Letting go of normalization – an introduction

May 21, 2008

The Google App Engine discussion list has been fairly active with people trying to rework/rehabilitate their relational database habits and knowledge to the strengths and shortcomings of App Engine’s Bigtable-based Datastore. For many, the pondering starts with “um, OK, how about JOINS?” That question keeps coming up, and there have been a few proposed substitutes.

If one even slightly “gets it” though, the next step is to try to figure out the new paradigm at work here. How do we need to be thinking about the design of our queries, our models, and our applications as a whole? There’s a dearth of documentation, successful code examples, and explicated best practices. The discussion list has been slowly filling up that hole. At the heart of much of the advice being gathered there is the need to denormalize data. All data should be accessed via models designed with a view towards the ways in which the data will actually be used. A little extra effort should be applied while storing data to optimize it to be ready for use on read, so as to avoid complicated joins and unnecessary hits to the datastore. And other such points counterintuitive to the relationally-trained mind.
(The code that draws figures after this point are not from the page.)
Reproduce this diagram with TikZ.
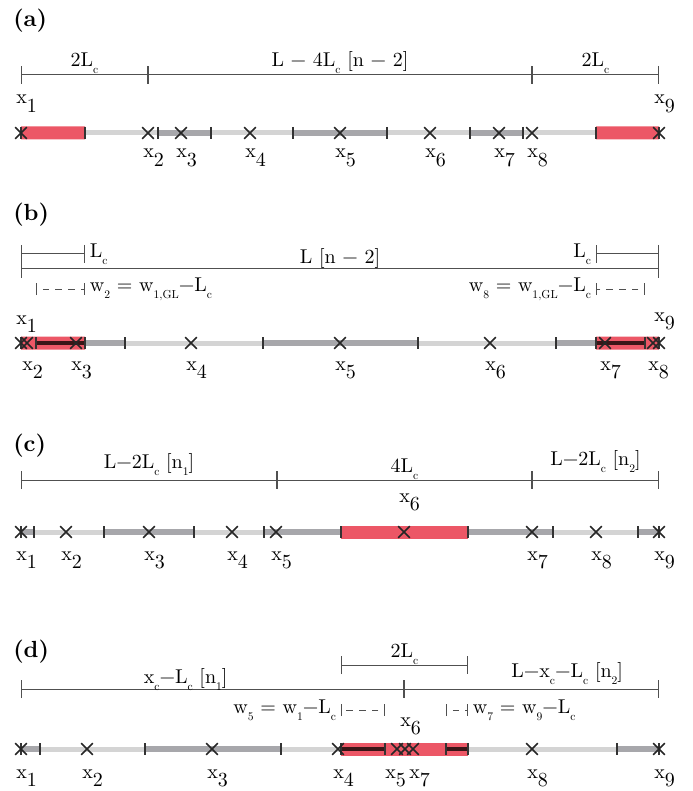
\documentclass[tikz,border=0pt]{standalone}
\usepackage{fontspec}
\setmainfont{lmroman10-regular.otf}[BoldFont=lmroman10-bold.otf]
\usetikzlibrary{arrows.meta,shapes.misc}

\definecolor{hotred}{HTML}{EC5766}
\definecolor{lightbar}{HTML}{D4D4D4}
\definecolor{darkbar}{HTML}{A7A7AB}
\definecolor{coreline}{HTML}{3A1517}
\definecolor{dimgray}{HTML}{505050}

\newcommand{\xsub}[1]{\raisebox{-0.42em}{#1}}
\newcommand{\tsub}[1]{\raisebox{-0.37em}{\fontsize{8.7}{9}\selectfont #1}}

\begin{document}
\begin{tikzpicture}[
        x=0.75pt, y=-0.75pt,
        font=\fontsize{15}{17}\selectfont,
        panel/.style={font=\fontsize{17.5}{20}\selectfont\bfseries, anchor=west, inner sep=0pt},
        dim/.style={draw=dimgray, line width=0.75pt, {Bar[width=13.5pt]}-{Bar[width=13.5pt]}},
        dimlab/.style={midway, anchor=base, yshift=#1, inner sep=0pt},
        wdim/.style={draw=dimgray, line width=0.75pt, dash pattern=on 5pt off 4.5pt, dash phase=5pt, {Bar[width=9pt]}-{Bar[width=9pt]}},
        light/.style={draw=lightbar, line width=3.75pt},
        dark/.style={draw=darkbar, line width=4.5pt},
        hot/.style={fill=hotred},
        core/.style={draw=coreline, line width=3.5pt},
        tk/.style={draw=black!80, line width=1.1pt},
        xm/.style={cross out, draw=black!85, line width=1.2pt, minimum size=7.5pt, inner sep=0pt},
        xlab/.style={anchor=base west, inner sep=0pt}
    ]
        \useasboundingbox (0,0) rectangle (692,791);

        % ---------------- (a) ----------------
        \node[panel] (PA) at (13,21) {(a)};
        \coordinate (DA0) at (21,75);
        \coordinate (DA1) at (148,75);
        \coordinate (DA2) at (532,75);
        \coordinate (DA3) at (659,75);
        \draw[dim] (DA0) -- node[dimlab=6.5pt] (TA1) {2L\tsub{c}} (DA1);
        \draw[dim] (DA1) -- node[dimlab=6.5pt] (TA2) {L − 4L\tsub{c} [n − 2]} (DA2);
        \draw[dim] (DA2) -- node[dimlab=6.5pt] (TA3) {2L\tsub{c}} (DA3);

        % Barre (a)
        \fill[hot] (21,126.5) rectangle (85,139.5) (596,126.5) rectangle (659,139.5);
        \draw[light] (85,133) -- (158,133) (211,133) -- (293,133) (387,133) -- (470,133) (523,133) -- (596,133);
        \draw[dark] (158,133) -- (211,133) (293,133) -- (387,133) (470,133) -- (523,133);
        \draw[tk] (21,127) -- ++(0,12) (85,127) -- ++(0,12) (158,127) -- ++(0,12) (211,127) -- ++(0,12)
            (293,127) -- ++(0,12) (387,127) -- ++(0,12) (470,127) -- ++(0,12) (523,127) -- ++(0,12)
            (596,127) -- ++(0,12) (659,127) -- ++(0,12);

        % Points x (a)
        \node[xm] (XA1) at (21,133) {};
        \node[xm] (XA2) at (148,133) {};
        \node[xm] (XA3) at (181,133) {};
        \node[xm] (XA4) at (250,133) {};
        \node[xm] (XA5) at (340,133) {};
        \node[xm] (XA6) at (430,133) {};
        \node[xm] (XA7) at (499,133) {};
        \node[xm] (XA8) at (532,133) {};
        \node[xm] (XA9) at (659,133) {};
        \node[xlab] (LA1) at (16,104) {x\xsub{1}};
        \node[xlab] (LA2) at (143,158) {x\xsub{2}};
        \node[xlab] (LA3) at (176,158) {x\xsub{3}};
        \node[xlab] (LA4) at (245,158) {x\xsub{4}};
        \node[xlab] (LA5) at (335,158) {x\xsub{5}};
        \node[xlab] (LA6) at (425,158) {x\xsub{6}};
        \node[xlab] (LA7) at (494,158) {x\xsub{7}};
        \node[xlab] (LA8) at (527,158) {x\xsub{8}};
        \node[xlab] (LA9) at (654,104) {x\xsub{9}};

        % ---------------- (b) ----------------
        \node[panel] (PB) at (13,215) {(b)};
        \coordinate (DB0) at (21,254);
        \coordinate (DB1) at (85,254);
        \coordinate (DB2) at (21,269);
        \coordinate (DB3) at (659,269);
        \coordinate (DB4) at (596,254);
        \coordinate (DB5) at (659,254);
        \coordinate (WB0) at (36,289);
        \coordinate (WB1) at (85,289);
        \coordinate (WB2) at (596,289);
        \coordinate (WB3) at (645,289);
        \draw[dim] (DB0) -- (DB1) node[right] (TB1) {L\tsub{c}};
        \draw[dim] (DB2) -- node[dimlab=4.5pt] (TB2) {L [n − 2]} (DB3);
        \draw[dim] (DB5) -- (DB4) node[left] (TB3) {L\tsub{c}};
        \draw[wdim] (WB0) -- (WB1) node[right] (TB4) {w\tsub{2} = w\tsub{1,GL}−L\tsub{c}};
        \draw[wdim] (WB3) -- (WB2) node[left] (TB5) {w\tsub{8} = w\tsub{1,GL}−L\tsub{c}};

        % Barre (b)
        \fill[hot] (21,336.5) rectangle (85,349.5) (596,336.5) rectangle (659,349.5);
        \draw[core] (36,343) -- (85,343) (596,343) -- (645,343);
        \draw[dark] (85,343) -- (125,343) (263,343) -- (418,343) (556,343) -- (596,343);
        \draw[light] (125,343) -- (263,343) (418,343) -- (556,343);
        \draw[tk] (21,337) -- ++(0,12) (36,337) -- ++(0,12) (85,337) -- ++(0,12) (125,337) -- ++(0,12)
            (263,337) -- ++(0,12) (418,337) -- ++(0,12) (556,337) -- ++(0,12) (596,337) -- ++(0,12)
            (645,337) -- ++(0,12) (659,337) -- ++(0,12);

        % Points x (b)
        \node[xm] (XB1) at (21,343) {};
        \node[xm] (XB2) at (27,343) {};
        \node[xm] (XB3) at (76,343) {};
        \node[xm] (XB4) at (191,343) {};
        \node[xm] (XB5) at (340,343) {};
        \node[xm] (XB6) at (490,343) {};
        \node[xm] (XB7) at (605,343) {};
        \node[xm] (XB8) at (653,343) {};
        \node[xm] (XB9) at (659,343) {};
        \node[xlab] (LB1) at (16,324) {x\xsub{1}};
        \node[xlab] (LB2) at (22,370) {x\xsub{2}};
        \node[xlab] (LB3) at (71,370) {x\xsub{3}};
        \node[xlab] (LB4) at (186,370) {x\xsub{4}};
        \node[xlab] (LB5) at (335,370) {x\xsub{5}};
        \node[xlab] (LB6) at (485,370) {x\xsub{6}};
        \node[xlab] (LB7) at (600,370) {x\xsub{7}};
        \node[xlab] (LB8) at (648,370) {x\xsub{8}};
        \node[xlab] (LB9) at (654,321) {x\xsub{9}};

        % ---------------- (c) ----------------
        \node[panel] (PC) at (13,446) {(c)};
        \coordinate (DC0) at (21,480);
        \coordinate (DC1) at (277,480);
        \coordinate (DC2) at (532,480);
        \coordinate (DC3) at (659,480);
        \draw[dim] (DC0) -- node[dimlab=9pt] (TC1) {L−2L\tsub{c} [n\tsub{1}]} (DC1);
        \draw[dim] (DC1) -- node[dimlab=6pt] (TC2) {4L\tsub{c}} (DC2);
        \draw[dim] (DC2) -- node[dimlab=11.25pt] (TC3) {L−2L\tsub{c} [n\tsub{2}]} (DC3);

        % Barre (c)
        \fill[hot] (341,525.5) rectangle (468,538.5);
        \draw[dark] (21,532) -- (34,532) (104,532) -- (194,532) (264,532) -- (341,532) (468,532) -- (553,532) (638,532) -- (659,532);
        \draw[light] (34,532) -- (104,532) (194,532) -- (264,532) (553,532) -- (638,532);
        \draw[tk] (21,526) -- ++(0,12) (34,526) -- ++(0,12) (104,526) -- ++(0,12) (194,526) -- ++(0,12)
            (264,526) -- ++(0,12) (341,526) -- ++(0,12) (468,526) -- ++(0,12) (553,526) -- ++(0,12)
            (638,526) -- ++(0,12) (659,526) -- ++(0,12);

        % Points x (c)
        \node[xm] (XC1) at (21,532) {};
        \node[xm] (XC2) at (66,532) {};
        \node[xm] (XC3) at (149,532) {};
        \node[xm] (XC4) at (232,532) {};
        \node[xm] (XC5) at (276,532) {};
        \node[xm] (XC6) at (404,532) {};
        \node[xm] (XC7) at (532,532) {};
        \node[xm] (XC8) at (596,532) {};
        \node[xm] (XC9) at (659,532) {};
        \node[xlab] (LC1) at (16,560) {x\xsub{1}};
        \node[xlab] (LC2) at (61,560) {x\xsub{2}};
        \node[xlab] (LC3) at (144,560) {x\xsub{3}};
        \node[xlab] (LC4) at (227,560) {x\xsub{4}};
        \node[xlab] (LC5) at (271,560) {x\xsub{5}};
        \node[xlab] (LC6) at (399,502) {x\xsub{6}};
        \node[xlab] (LC7) at (527,560) {x\xsub{7}};
        \node[xlab] (LC8) at (591,560) {x\xsub{8}};
        \node[xlab] (LC9) at (654,560) {x\xsub{9}};

        % ---------------- (d) ----------------
        \node[panel] (PD) at (13,652) {(d)};
        \coordinate (DD0) at (341,665);
        \coordinate (DD1) at (468,665);
        \coordinate (DD2) at (21,689);
        \coordinate (DD3) at (404,689);
        \coordinate (DD4) at (659,689);
        \coordinate (WD0) at (341,710);
        \coordinate (WD1) at (385,710);
        \coordinate (WD2) at (446,710);
        \coordinate (WD3) at (468,710);
        \draw[dim] (DD0) -- node[dimlab=6pt] (TD1) {2L\tsub{c}} (DD1);
        \draw[dim] (DD2) -- node[dimlab=4.5pt, pos=0.43] (TD2) {x\tsub{c}−L\tsub{c} [n\tsub{1}]} (DD3);
        \draw[dim] (DD3) -- node[dimlab=9pt, pos=0.64] (TD3) {L−x\tsub{c}−L\tsub{c} [n\tsub{2}]} (DD4);
        \draw[wdim] (WD1) -- (WD0) node[left] (TD4) {w\tsub{5} = w\tsub{1}−L\tsub{c}};
        \draw[wdim] (WD2) -- (WD3) node[right] (TD5) {w\tsub{7} = w\tsub{9}−L\tsub{c}};

        % Barre (d)
        \fill[hot] (341,742.5) rectangle (468,755.5);
        \draw[core] (341,749) -- (385,749) (446,749) -- (468,749);
        \draw[dark] (21,749) -- (40,749) (145,749) -- (281,749) (617,749) -- (659,749);
        \draw[light] (40,749) -- (145,749) (281,749) -- (341,749) (468,749) -- (617,749);
        \draw[tk] (21,743) -- ++(0,12) (40,743) -- ++(0,12) (145,743) -- ++(0,12) (281,743) -- ++(0,12)
            (341,743) -- ++(0,12) (385,743) -- ++(0,12) (446,743) -- ++(0,12) (468,743) -- ++(0,12)
            (617,743) -- ++(0,12) (659,743) -- ++(0,12);

        % Points x (d)
        \node[xm] (XD1) at (21,749) {};
        \node[xm] (XD2) at (87,749) {};
        \node[xm] (XD3) at (212,749) {};
        \node[xm] (XD4) at (338,749) {};
        \node[xm] (XD5) at (397,749) {};
        \node[xm] (XD6) at (405,749) {};
        \node[xm] (XD7) at (413,749) {};
        \node[xm] (XD8) at (532,749) {};
        \node[xm] (XD9) at (659,749) {};
        \node[xlab] (LD1) at (16,778) {x\xsub{1}};
        \node[xlab] (LD2) at (82,778) {x\xsub{2}};
        \node[xlab] (LD3) at (207,778) {x\xsub{3}};
        \node[xlab] (LD4) at (333,778) {x\xsub{4}};
        \node[xlab] (LD5) at (385,778) {x\xsub{5}};
        \node[xlab] (LD6) at (400,726) {x\xsub{6}};
        \node[xlab] (LD7) at (409,778) {x\xsub{7}};
        \node[xlab] (LD8) at (527,778) {x\xsub{8}};
        \node[xlab] (LD9) at (654,778) {x\xsub{9}};
    \end{tikzpicture}
\end{document}
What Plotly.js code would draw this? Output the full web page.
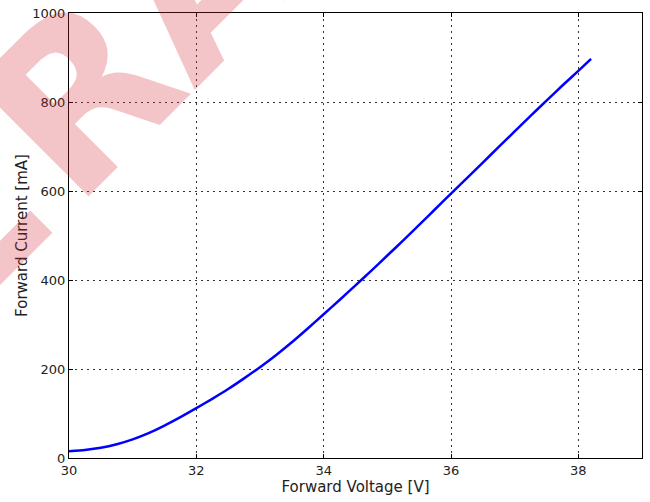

Now Todd Hoff has written the best overview of the issues I’ve seen to date, titled “How I Learned to Stop Worrying and Love Using a Lot of Disk Space to Scale.” This is definitely recommended reading for anyone starting out with App Engine, required reading if you’re thinking of porting an app (say one based on Django with a MySQL back-end), and remedial reading if you built (or started to build) an app where you tried to emulate what works in relational databases, and found something off.